また、内容証明郵便が留置期間の経過により還付された場合に意思表示の到達が認められるかという点について、本件内容証明郵便の内容を十分に推知することができたことや、さしたる労力、困難を伴うことなく本件内容証明郵便を受領することができたことを理由として、「社会通念上、被上告人の了知可能な状態に置かれ、遅くとも留置期間が満了した時点で被上告人に到達したものと認めるのが相当である」と判示しました。
追記:平成29年民法(債権関係)改正について
平成29年民法改正により、意思表示の到達が妨げられた場合に関する規定が新設されました。すなわち、相手方が正当な理由なく意思表示の通知が到達することを妨げたときは、その通知は、通常到達すべきであった時に到達したものとみなされます(民法97条2項)。
追記:平成30年民法(相続関係)改正について
平成30年民法改正により、遺留分権利者の権利行使によって金銭債権が生ずるものとされました(民法1046条1項)。
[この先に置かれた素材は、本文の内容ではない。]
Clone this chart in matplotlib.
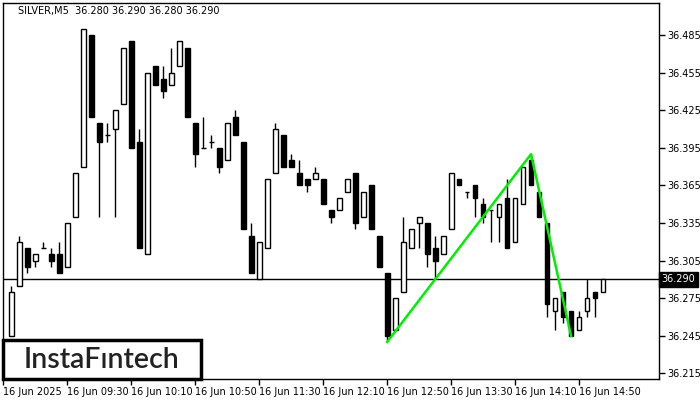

改正法の下では、形成権としての遺留分侵害額請求権は遺留分権利者が、相続の開始及び遺留分を侵害する贈与又は遺贈があったことを知ったとき時から1年間行使しないときは、時効によって消滅し(民法1048条前段)、相続開始の時から10年を経過したときも、同様に消滅するものとされています(民法1048条後段)。そして、遺留分侵害額請求権の行使によって生じた金銭債権については、通常の金銭債権と同様に、民法166条1項の規律に従って、消滅時効にかかることになります(堂薗幹一郎・野口宣大『一問一答新しい相続法』)。